For more info to help you in the future check out: http://strobist.blogspot.com/2007/07/lighting-102-unit-22-specular-highlight.html

gsusmaniac
10-03-2008, 08:55 PM
Thanks aparmley...that was a really good read! And that Cuervo shot...looks awesome.

Don Kondra
10-03-2008, 09:05 PM
Just a quick thought, better late than never :)

After all of my tests with my cobbled together light tent sitting on a light table I came up with a plan to make a permanent and easily assembled series of frames with fabric attached.

Then reality set in, time is money after all and just because I can build it doesn't mean it's the most efficient way to go :)

I ordered a Smith Victor LB-48 48" Light tent, total cost delivered $120.

40701

Cheers, Don

gsusmaniac
10-03-2008, 09:20 PM
Can we see some pics from it Don? Im interested!

Don Kondra
10-03-2008, 11:30 PM
Oh, you'll be seeing some pic's from it :cool:

Just ordered it today :D

Normally takes a couple of weeks to arrive here in the soon to be frozen north, sigh....

Cheers, Don

Esoterra
10-04-2008, 12:17 PM
Aparmley, you have a excellent understanding of fill flash and lighting. I like this a lot.

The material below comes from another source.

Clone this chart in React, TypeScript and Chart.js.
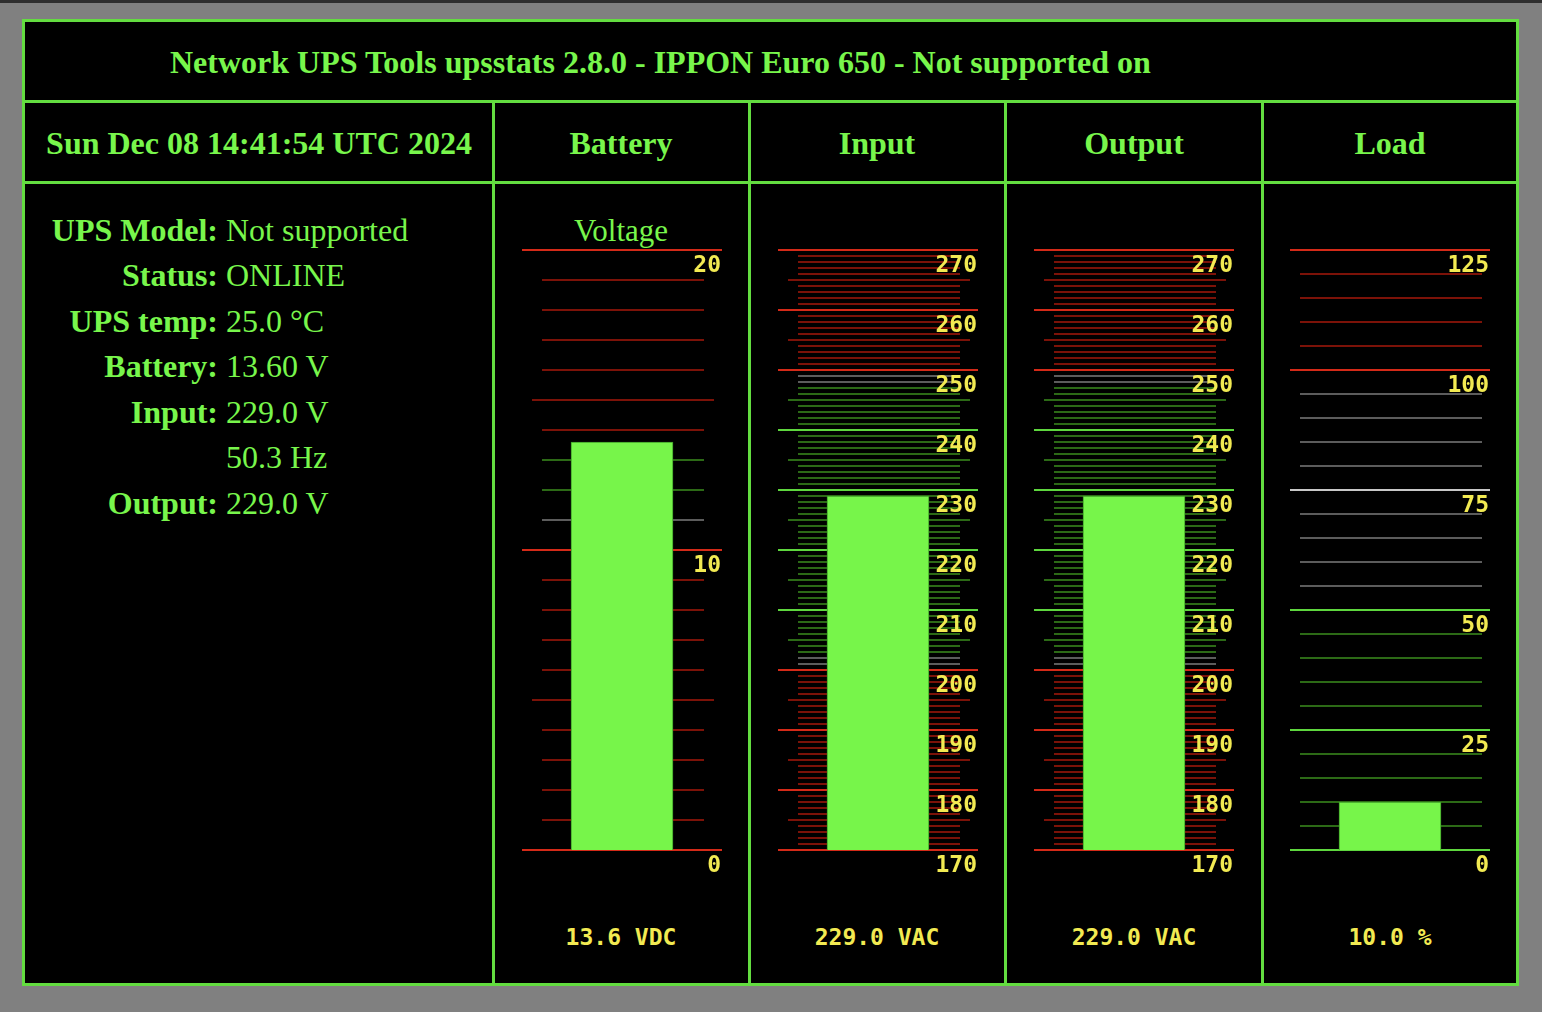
import React, { useEffect, useRef } from "react";
import { Chart, registerables } from "chart.js";

Chart.register(...registerables);

// ---------- data ----------
const headerTitle = "Network UPS Tools upsstats 2.8.0 - IPPON Euro 650 - Not supported on";
const headerDate = "Sun Dec 08 14:41:54 UTC 2024";
const infoLabels = ["UPS Model:", "Status:", "UPS temp:", "Battery:", "Input:", "", "Output:"];
const infoValues = ["Not supported", "ONLINE", "25.0 °C", "13.60 V", "229.0 V", "50.3 Hz", "229.0 V"];

const gaugeNames = ["Battery", "Input", "Output", "Load"];
const gaugeSubtitles = ["Voltage", "", "", ""];
const gaugeValues = [13.6, 229.0, 229.0, 10.0];
const gaugeMin = [0, 170, 170, 0];
const gaugeMax = [20, 270, 270, 125];
const gaugeMajorStep = [10, 10, 10, 25];
const gaugeMinorStep = [1, 1, 1, 5];
const gaugeMidStep = [5, 5, 5, 0];
const gaugeReadouts = ["13.6 VDC", "229.0 VAC", "229.0 VAC", "10.0 %"];

// colour zones: [from, to, zone]
const batteryZones: [number, number, string][] = [[0, 10.5, "red"], [10.5, 11.5, "gray"], [11.5, 13.5, "green"], [13.5, 20, "red"]];
const inputZones: [number, number, string][] = [[170, 200.5, "red"], [200.5, 202.5, "gray"], [202.5, 247.5, "green"], [247.5, 249.5, "gray"], [249.5, 270, "red"]];
const outputZones: [number, number, string][] = [[170, 200.5, "red"], [200.5, 202.5, "gray"], [202.5, 247.5, "green"], [247.5, 249.5, "gray"], [249.5, 270, "red"]];
const loadZones: [number, number, string][] = [[0, 50.5, "green"], [50.5, 99.5, "gray"], [99.5, 125, "red"]];
const gaugeZones = [batteryZones, inputZones, outputZones, loadZones];

// ---------- styles / layout ----------
const GREEN_TEXT = "#78F64C";
const BORDER = "#63DD40";
const YELLOW = "#F2EA52";
const zoneMajor: Record<string, string> = { red: "#D42A18", green: "#5ED63E", gray: "#C8C8C8" };
const zoneMinor: Record<string, string> = { red: "#7C1208", green: "#2C6A16", gray: "#5C5C5C" };
const gaugeLineLeft = [522, 778, 1034, 1290];
const gaugeMinorInset = [20, 20, 20, 10];
const gaugeMinorInsetR = [18, 18, 18, 8];
const colCenters = [621, 877, 1134, 1390];

const serif = '"Liberation Serif", "Times New Roman", serif';
const mono = '"DejaVu Sans Mono", monospace';

const gaugePlugin = {
  id: "gaugeScale",
  beforeDatasetsDraw(chart: any, _args: any, opts: any) {
    const i = opts.index;
    const y = chart.scales.y;
    const { left } = chart.chartArea;
    const ctx = chart.ctx;
    ctx.save();
    ctx.lineWidth = 2;
    const min = gaugeMin[i], max = gaugeMax[i], step = gaugeMinorStep[i];
    for (let v = min; v <= max + 1e-9; v += step) {
      const isMajor = Math.abs(v % gaugeMajorStep[i]) < 1e-6;
      const isMid = !isMajor && gaugeMidStep[i] > 0 && Math.abs(v % gaugeMidStep[i]) < 1e-6;
      const zone = gaugeZones[i].find((z) => v >= z[0] && v <= z[1]);
      const zn = zone ? zone[2] : "red";
      ctx.strokeStyle = isMajor ? zoneMajor[zn] : zoneMinor[zn];
      const inL = isMajor ? 0 : isMid ? 10 : gaugeMinorInset[i];
      const inR = isMajor ? 0 : isMid ? 8 : gaugeMinorInsetR[i];
      const py = Math.round(y.getPixelForValue(v));
      ctx.beginPath();
      ctx.moveTo(left + inL, py);
      ctx.lineTo(left + 200 - inR, py);
      ctx.stroke();
    }
    ctx.restore();
  },
  afterDatasetsDraw(chart: any, _args: any, opts: any) {
    const i = opts.index;
    const y = chart.scales.y;
    const { left } = chart.chartArea;
    const ctx = chart.ctx;
    ctx.save();
    ctx.font = `bold 23px ${mono}`;
    ctx.fillStyle = YELLOW;
    ctx.textAlign = "right";
    ctx.textBaseline = "alphabetic";
    for (let v = gaugeMin[i]; v <= gaugeMax[i] + 1e-9; v += gaugeMajorStep[i]) {
      const py = Math.round(y.getPixelForValue(v));
      ctx.fillText(String(v), left + 199, py + 22);
    }
    ctx.restore();
  },
};

function Gauge({ index }: { index: number }) {
  const ref = useRef<HTMLCanvasElement>(null);
  useEffect(() => {
    const chart = new Chart(ref.current as HTMLCanvasElement, {
      type: "bar",
      data: {
        labels: [gaugeNames[index]],
        datasets: [
          {
            data: [gaugeValues[index]],
            backgroundColor: "#77F54A",
            borderColor: "#3E9C28",
            borderWidth: 1,
            barThickness: 102,
          },
        ],
      },
      options: {
        responsive: false,
        animation: false,
        layout: { padding: { left: 10, right: 20, top: 10, bottom: 30 } },
        plugins: {
          legend: { display: false },
          title: { display: false },
          tooltip: { enabled: false },
          gaugeScale: { index },
        } as any,
        scales: {
          x: { display: false, grid: { display: false } },
          y: { display: false, min: gaugeMin[index], max: gaugeMax[index], grid: { display: false } },
        },
      },
      plugins: [gaugePlugin as any],
    });
    return () => chart.destroy();
  }, [index]);
  return (
    <canvas
      ref={ref}
      width={230}
      height={640}
      style={{ position: "absolute", left: gaugeLineLeft[index] - 10, top: 240, width: 230, height: 640 }}
    />
  );
}

function Txt(props: { x: number; base: number; children: any; align?: string; bold?: boolean; size?: number; color?: string; font?: string; w?: number }) {
  const size = props.size ?? 32;
  const w = props.w ?? 600;
  const align = props.align ?? "left";
  let left = props.x;
  if (align === "center") left = props.x - w / 2;
  if (align === "right") left = props.x - w;
  return (
    <div
      style={{
        position: "absolute",
        left,
        top: props.base - 33.3,
        width: w,
        height: 45,
        lineHeight: "45px",
        fontFamily: props.font ?? serif,
        fontSize: size,
        fontWeight: props.bold ? "bold" : "normal",
        color: props.color ?? GREEN_TEXT,
        textAlign: align as any,
        whiteSpace: "nowrap",
      }}
    >
      {props.children}
    </div>
  );
}

export default function App() {
  const vlines = [492, 748, 1004, 1261];
  return (
    <div style={{ position: "absolute", left: 0, top: 0, width: 1542, height: 1012, background: "#808080", overflow: "hidden" }}>
      <div style={{ position: "absolute", left: 0, top: 0, width: 1542, height: 3, background: "#2E2E2E" }} />
      <div
        style={{
          position: "absolute",
          left: 22,
          top: 19,
          width: 1491,
          height: 961,
          border: `3px solid ${BORDER}`,
          background: "#000",
        }}
      />
      <div style={{ position: "absolute", left: 22, top: 100, width: 1497, height: 3, background: BORDER }} />
      <div style={{ position: "absolute", left: 22, top: 181, width: 1497, height: 3, background: BORDER }} />
      {vlines.map((x) => (
        <div key={x} style={{ position: "absolute", left: x, top: 100, width: 3, height: 886, background: BORDER }} />
      ))}

      <Txt x={170} base={73} bold w={1200}>{headerTitle}</Txt>
      <Txt x={259} base={154.5} bold align="center">{headerDate}</Txt>
      {gaugeNames.map((n, i) => (
        <Txt key={n} x={colCenters[i]} base={154.5} bold align="center" w={250}>{n}</Txt>
      ))}

      {infoLabels.map((l, i) => (
        <Txt key={"l" + i} x={218} base={241 + 45.5 * i} bold align="right" w={200}>{l}</Txt>
      ))}
      {infoValues.map((v, i) => (
        <Txt key={"v" + i} x={226} base={241 + 45.5 * i} w={260}>{v}</Txt>
      ))}

      {gaugeSubtitles.map((s, i) =>
        s ? (
          <Txt key={"s" + i} x={colCenters[i]} base={241} align="center" w={250} size={31}>{s}</Txt>
        ) : null
      )}

      {gaugeNames.map((_, i) => (
        <Gauge key={"g" + i} index={i} />
      ))}

      {gaugeReadouts.map((r, i) => (
        <div
          key={"r" + i}
          style={{
            position: "absolute",
            left: colCenters[i] - 120,
            top: 922,
            width: 240,
            height: 30,
            lineHeight: "30px",
            fontFamily: mono,
            fontWeight: "bold",
            fontSize: 23,
            color: YELLOW,
            textAlign: "center",
            whiteSpace: "nowrap",
          }}
        >
          {r}
        </div>
      ))}
    </div>
  );
}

I'd love to try shooting some wine - I'd probably start with set up like this:

http://farm4.static.flickr.com/3292/2888406363_0308b8cca3.jpg

Which then will give you something like:

http://farm4.static.flickr.com/3163/2888406141_ffcc6748ec.jpg

Good luck.

aparmley
10-04-2008, 04:31 PM
Thank you very much Chris - it feels like I'm just barely scratching the surface.